The Pre-Law Program has developed concepts for four undergraduate courses which focus on the application of specific skills and perspectives such as; analytical thinking and problem solving, critical reading and writing, oral communication, research, task organizing and management, the values of serving others, and promoting social justice and knowledge. Each of these courses has been endowed by local law firms and each contains a lecture series component.
The first endowed Program course entitled “Social Responsibility and the Law” was awarded a $25,000 endowment from the local attorney Tom Brown, who was a senior partner in the law firm Brown, Terrell, Hogan, Ellis, McClamma, and Yegelwel. Professor David Courtwright has taught this course since its inception and teaches it in the spring semester. A number of guest speakers have addressed Dr. Courtwright’s classes including Dr. Michael Radelet, a nationally-known expert on the death penalty. Dr. Courtwright’s classes have also fielded discussions with local attorneys and doctors on tobacco litigation.
A second Program course, entitled “Pre-Law Seminar: Ethics, Standards, and Values” was endowed by the law firm of Liles, Gavin, Constantino, George & Dearing, P.A. Rutledge Liles is a past president of the Florida Bar.
The third course, “Child Advocacy” has been taught during the spring semester since 2001. This course was endowed in full by local attorney and Magistrate Judge Maria Keebler. Numerous guest speakers in the field of child advocacy have addressed this class.

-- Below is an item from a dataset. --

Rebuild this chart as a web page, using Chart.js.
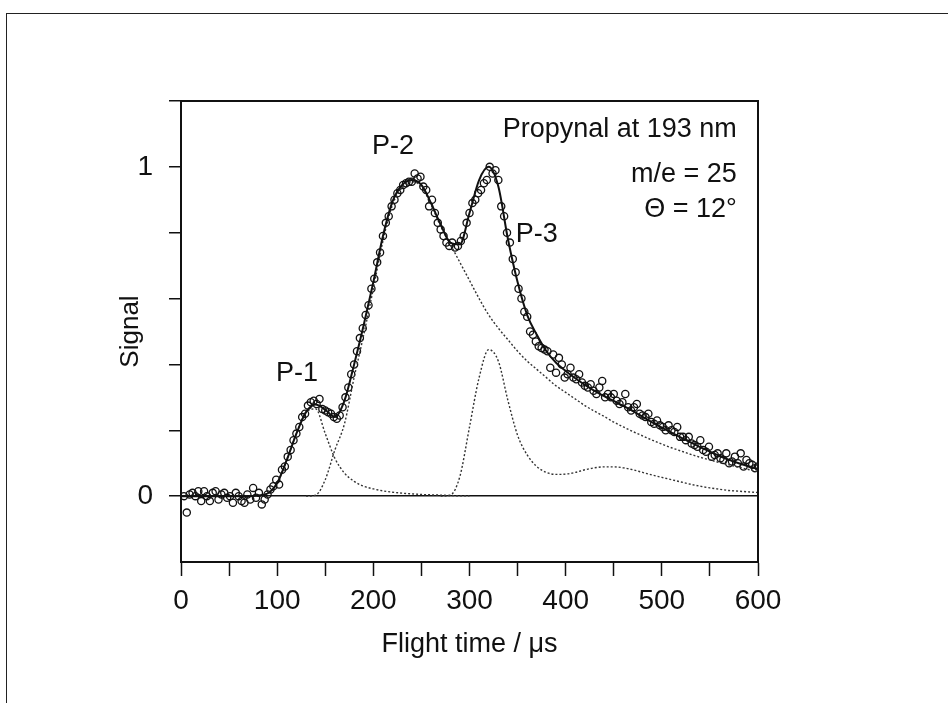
<!DOCTYPE html>
<html>
<head>
<meta charset="utf-8">
<script src="https://cdn.jsdelivr.net/npm/chart.js@4.4.0/dist/chart.umd.min.js"></script>
<style>
  html, body { margin: 0; padding: 0; background: #fff; }
  #wrap { position: relative; width: 948px; height: 703px; overflow: hidden; }
  #frame { position: absolute; left: 6px; top: 13px; width: 960px; height: 720px;
           border-top: 1.5px solid #222; border-left: 1.5px solid #222; }
  canvas { position: absolute; left: 0; top: 0; }
</style>
</head>
<body>
<div id="wrap">
  <div id="frame"></div>
  <canvas id="chart-tof" width="948" height="703"></canvas>
</div>
<script>
// measured points (flight time in us, signal)
var pointTime = [
  3, 6, 9, 12, 15, 18, 21, 24, 27, 30, 33, 36, 39, 42, 45, 48, 51, 54, 57, 60,
  63, 66, 69, 72, 75, 78, 81, 84, 87, 90, 93, 96, 99, 102, 105, 108, 111, 114, 117, 120,
  123, 126, 129, 132, 135, 138, 141, 144, 147, 150, 153, 156, 159, 162, 165, 168, 171, 174, 177, 180,
  183, 186, 189, 192, 195, 198, 201, 204, 207, 210, 213, 216, 219, 222, 225, 228, 231, 234, 237, 240,
  243, 246, 249, 252, 255, 258, 261, 264, 267, 270, 273, 276, 279, 282, 285, 288, 291, 294, 297, 300,
  303, 306, 309, 312, 315, 318, 321, 324, 327, 330, 333, 336, 339, 342, 345, 348, 351, 354, 357, 360,
  363, 366, 369, 372, 375, 378, 381, 384, 387, 390, 393, 396, 399, 402, 405, 408, 411, 414, 417, 420,
  423, 426, 429, 432, 435, 438, 441, 444, 447, 450, 453, 456, 459, 462, 465, 468, 471, 474, 477, 480,
  483, 486, 489, 492, 495, 498, 501, 504, 507, 510, 513, 516, 519, 522, 525, 528, 531, 534, 537, 540,
  543, 546, 549, 552, 555, 558, 561, 564, 567, 570, 573, 576, 579, 582, 585, 588, 591, 594, 597, 600
];
var pointSignal = [
  0.0, -0.05, 0.005, 0.01, 0.0, 0.015, -0.015, 0.015, 0.0, -0.015, 0.01, 0.015, -0.01, 0.005, 0.01, -0.005, 0.0, -0.02, 0.01, 0.0,
  -0.015, -0.02, 0.005, -0.01, 0.025, -0.005, 0.01, -0.025, -0.01, 0.005, 0.02, 0.03, 0.05, 0.035, 0.08, 0.09, 0.12, 0.14, 0.17, 0.19,
  0.21, 0.24, 0.25, 0.275, 0.285, 0.29, 0.28, 0.295, 0.265, 0.26, 0.255, 0.25, 0.24, 0.235, 0.245, 0.27, 0.3, 0.33, 0.37, 0.4,
  0.44, 0.48, 0.51, 0.55, 0.58, 0.63, 0.66, 0.71, 0.74, 0.79, 0.83, 0.85, 0.88, 0.9, 0.92, 0.93, 0.945, 0.95, 0.955, 0.955,
  0.98, 0.965, 0.97, 0.94, 0.93, 0.88, 0.9, 0.86, 0.83, 0.81, 0.79, 0.77, 0.76, 0.77, 0.755, 0.76, 0.775, 0.79, 0.83, 0.86,
  0.89, 0.9, 0.92, 0.93, 0.95, 0.96, 1.0, 0.98, 0.99, 0.96, 0.88, 0.85, 0.8, 0.77, 0.72, 0.68, 0.63, 0.6, 0.56, 0.545,
  0.5, 0.49, 0.47, 0.455, 0.45, 0.445, 0.44, 0.39, 0.43, 0.375, 0.42, 0.4, 0.36, 0.37, 0.39, 0.36, 0.355, 0.37, 0.345, 0.335,
  0.33, 0.34, 0.32, 0.31, 0.33, 0.35, 0.3, 0.31, 0.3, 0.31, 0.29, 0.28, 0.285, 0.31, 0.27, 0.26, 0.27, 0.28, 0.25, 0.245,
  0.24, 0.25, 0.225, 0.22, 0.23, 0.215, 0.21, 0.2, 0.215, 0.2, 0.195, 0.21, 0.18, 0.18, 0.17, 0.18, 0.16, 0.155, 0.15, 0.17,
  0.14, 0.135, 0.15, 0.12, 0.125, 0.13, 0.115, 0.11, 0.13, 0.1, 0.105, 0.12, 0.1, 0.13, 0.09, 0.11, 0.1, 0.095, 0.085, 0.09
];

// fitted curves, sampled every 10 us
var fitTime = [
  0, 10, 20, 30, 40, 50, 60, 70, 80, 90, 100, 110, 120, 130, 140, 150, 160, 170, 180, 190,
  200, 210, 220, 230, 240, 250, 260, 270, 280, 290, 300, 310, 320, 330, 340, 350, 360, 370, 380, 390,
  400, 410, 420, 430, 440, 450, 460, 470, 480, 490, 500, 510, 520, 530, 540, 550, 560, 570, 580, 590, 600
];
var fitTotal = [
  0, 0, 0, 0, 0, 0, 0, 0, 0.002, 0.008, 0.04, 0.11, 0.19, 0.255, 0.278, 0.262, 0.24, 0.29, 0.40, 0.52,
  0.65, 0.79, 0.895, 0.945, 0.96, 0.945, 0.89, 0.825, 0.77, 0.765, 0.86, 0.96, 1.0, 0.94, 0.78, 0.65, 0.55, 0.49, 0.44, 0.405,
  0.38, 0.358, 0.338, 0.32, 0.304, 0.289, 0.274, 0.258, 0.241, 0.224, 0.208, 0.193, 0.178, 0.163, 0.149, 0.135, 0.122, 0.11, 0.1, 0.091, 0.083
];
var fitP1 = [
  0, 0, 0, 0, 0, 0, 0, 0, 0.002, 0.008, 0.04, 0.11, 0.19, 0.255, 0.265, 0.19, 0.115, 0.07, 0.045, 0.03,
  0.022, 0.016, 0.012, 0.009, 0.007, 0.005, 0.004, 0.003, 0.002, 0.001, 0.001, null, null, null, null, null, null, null, null, null,
  null, null, null, null, null, null, null, null, null, null, null, null, null, null, null, null, null, null, null, null, null
];
var fitP2 = [
  null, null, null, null, null, null, null, null, null, null, null, null, null, 0, 0.003, 0.05, 0.14, 0.22, 0.36, 0.49,
  0.63, 0.775, 0.885, 0.937, 0.955, 0.94, 0.885, 0.82, 0.765, 0.71, 0.655, 0.6, 0.55, 0.51, 0.475, 0.44, 0.41, 0.385, 0.36, 0.335,
  0.315, 0.295, 0.275, 0.258, 0.242, 0.225, 0.21, 0.196, 0.183, 0.17, 0.158, 0.147, 0.137, 0.127, 0.118, 0.11, 0.102, 0.095, 0.088, 0.081, 0.074
];
var fitP3 = [
  null, null, null, null, null, null, null, null, null, null, null, null, null, null, null, null, null, null, null, null,
  null, null, null, null, null, null, null, 0, 0.003, 0.06, 0.21, 0.36, 0.445, 0.41, 0.29, 0.185, 0.125, 0.09, 0.072, 0.066,
  0.067, 0.072, 0.08, 0.086, 0.089, 0.089, 0.086, 0.08, 0.072, 0.064, 0.057, 0.05, 0.043, 0.036, 0.03, 0.025, 0.021, 0.017, 0.015, 0.013, 0.011
];

// text labels placed in data units
var peakLabels = [
  { text: "P-1", x: 120.6, y: 0.371, align: "center" },
  { text: "P-2", x: 220.4, y: 1.061, align: "center" },
  { text: "P-3", x: 370.0, y: 0.793, align: "center" },
  { text: "Propynal at 193 nm", x: 578, y: 1.112, align: "right" },
  { text: "m/e = 25", x: 578, y: 0.976, align: "right" },
  { text: "\u0398 = 12\u00b0", x: 578, y: 0.869, align: "right" }
];

var FONT = "'Liberation Sans', Arial, sans-serif";

function pairs(xs, ys) {
  var out = [];
  for (var i = 0; i < xs.length; i++) {
    out.push({ x: xs[i], y: ys[i] });
  }
  return out;
}

function dotted(ys) {
  return {
    type: "line",
    data: pairs(fitTime, ys),
    borderColor: "#333",
    borderWidth: 1.4,
    borderDash: [2, 2],
    pointRadius: 0,
    cubicInterpolationMode: "monotone",
    spanGaps: false,
    fill: false
  };
}

var boxPlugin = {
  id: "box",
  afterDatasetsDraw: function(chart) {
    var c = chart.ctx, a = chart.chartArea;
    c.save();
    c.strokeStyle = "#111";
    c.lineWidth = 2;
    c.strokeRect(a.left, a.top, a.right - a.left, a.bottom - a.top);
    c.restore();
  }
};

var labelPlugin = {
  id: "peakLabels",
  afterDraw: function(chart) {
    var c = chart.ctx;
    var xs = chart.scales.x, ys = chart.scales.y;
    c.save();
    c.fillStyle = "#111";
    c.font = "27px " + FONT;
    c.textBaseline = "middle";
    peakLabels.forEach(function(l) {
      c.textAlign = l.align;
      c.fillText(l.text, xs.getPixelForValue(l.x), ys.getPixelForValue(l.y));
    });
    c.restore();
  }
};

var ctx = document.getElementById("chart-tof").getContext("2d");

new Chart(ctx, {
  data: {
    datasets: [
      {
        type: "line",
        label: "fit",
        data: pairs(fitTime, fitTotal),
        borderColor: "#111",
        borderWidth: 2,
        pointRadius: 0,
        cubicInterpolationMode: "monotone",
        fill: false
      },
      dotted(fitP1),
      dotted(fitP2),
      dotted(fitP3),
      {
        type: "scatter",
        label: "data",
        data: pairs(pointTime, pointSignal),
        pointRadius: 3.6,
        pointBorderWidth: 1.3,
        borderColor: "#111",
        backgroundColor: "rgba(255,255,255,0)"
      }
    ]
  },
  options: {
    responsive: false,
    animation: false,
    layout: { padding: { left: 0, top: 101, right: 190, bottom: 0 } },
    plugins: {
      legend: { display: false },
      tooltip: { enabled: false }
    },
    scales: {
      x: {
        type: "linear",
        position: "bottom",
        min: 0,
        max: 600,
        afterFit: function(s) { s.height = 141; },
        ticks: {
          stepSize: 50,
          autoSkip: false,
          maxRotation: 0,
          padding: 8,
          color: "#111",
          font: { family: FONT, size: 28 },
          callback: function(v) { return v % 100 === 0 ? String(v) : ""; }
        },
        grid: { drawOnChartArea: false, tickLength: 14, tickColor: "#111", tickWidth: 1.5 },
        border: { color: "#111", width: 2 },
        title: {
          display: true,
          text: "Flight time / \u03bcs",
          color: "#111",
          font: { family: FONT, size: 27 },
          padding: { top: 0, bottom: 42 }
        }
      },
      y: {
        type: "linear",
        min: -0.2,
        max: 1.2,
        afterFit: function(s) { s.width = 181; },
        afterBuildTicks: function(s) {
          s.ticks = s.ticks.filter(function(t) { return t.value > -0.1; });
        },
        ticks: {
          stepSize: 0.2,
          padding: 16,
          color: "#111",
          font: { family: FONT, size: 28 },
          callback: function(v) {
            if (Math.abs(v) < 1e-9) return "0";
            if (Math.abs(v - 1) < 1e-9) return "1";
            return "";
          }
        },
        grid: {
          tickLength: 12,
          tickColor: "#111",
          tickWidth: 1.5,
          lineWidth: 1.5,
          color: function(c) {
            return c.tick && Math.abs(c.tick.value) < 1e-9 ? "#111" : "rgba(0,0,0,0)";
          }
        },
        border: { color: "#111", width: 2 },
        title: {
          display: true,
          text: "Signal",
          color: "#111",
          font: { family: FONT, size: 26 },
          padding: { top: 115, bottom: 0 }
        }
      }
    }
  },
  plugins: [boxPlugin, labelPlugin]
});
</script>
</body>
</html>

The fourth course, “Mock Trial,” was created in 1995. The course was one of the country’s first three-hour credit courses in Mock Trial. It has been adopted by numerous other academic institutions and continues to serve as a model course. For further information, please click on the link to the Program’s separate Mock Trial page.
These state-of-the-art courses, co-designed by academicians and lawyers, will help the student understand the human institutions and values with which the law deals. They will introduce them to contemporary social issues, which will present challenges to the lawyers of tomorrow. The accompanying lecture series, which is open to the general public, will bring renowned legal consultants, jurists, and law professors to campus. In the future, members of the local judicial and legal community will be scheduled to teach Professional Ethics.
There is a lecture series component to the endowed courses. Beginning 2011, the College of Arts and Sciences and the Pre-Law Program jointly sponsored a new Pre-Law Lecture Series, which focuses on the intersections between law and the arts and sciences. This lecture series was created to engage students, faculty, and the public in discussions with scholars who study law as it applies to questions we examine in the arts and sciences.
The first speaker was Dr. Michael Gagarin, who is one of the foremost scholars in the areas of ancient Greek law, oratory and political theory. His works have included Drakon and Early Athenian Homicide Law, Early Greek law, and most recently Writing Greek Law (Cambridge, 2008), as well as a number of monographs and articles on the Athenian orators, and an edited selection on Early Greek Political Thought, co-authored with Paul Woodruff. Dr. Gagarin’s lecture is entitled “Law and Rhetoric in Classical Athens and Today,” was presented on March 9, 2011.
Dr. David Courtwright with Dr. Michael Gagarin
Our second speaker, Linda Greenhouse's public lecture was The Supreme Court and the Public: An Imperfect Dialogue. She is the Knight Distinguished Journalist-in-Residence and Joseph Goldstein Lecturer in Law at Yale Law School. She assumed this position in 2009 after a 40-year career at the New York Times, including 30 years covering the United States Supreme Court. Her biography of Justice Harry A. Blackmun, Becoming Justice Blackmun, was published in 2005. She received numerous journalism awards for her reporting, including a Pulitzer Prize in 1998; the Carey McWilliams Award from the American Political Science Association in 2002 for "a major journalistic contribution to our understanding of politics;" and the Goldsmith Career Award for Excellence in Journalism from Harvard University's Kennedy School in 2004. She received a Master of Studies in Law degree from Yale law School and is a regular guest on the PBS program Washington Week.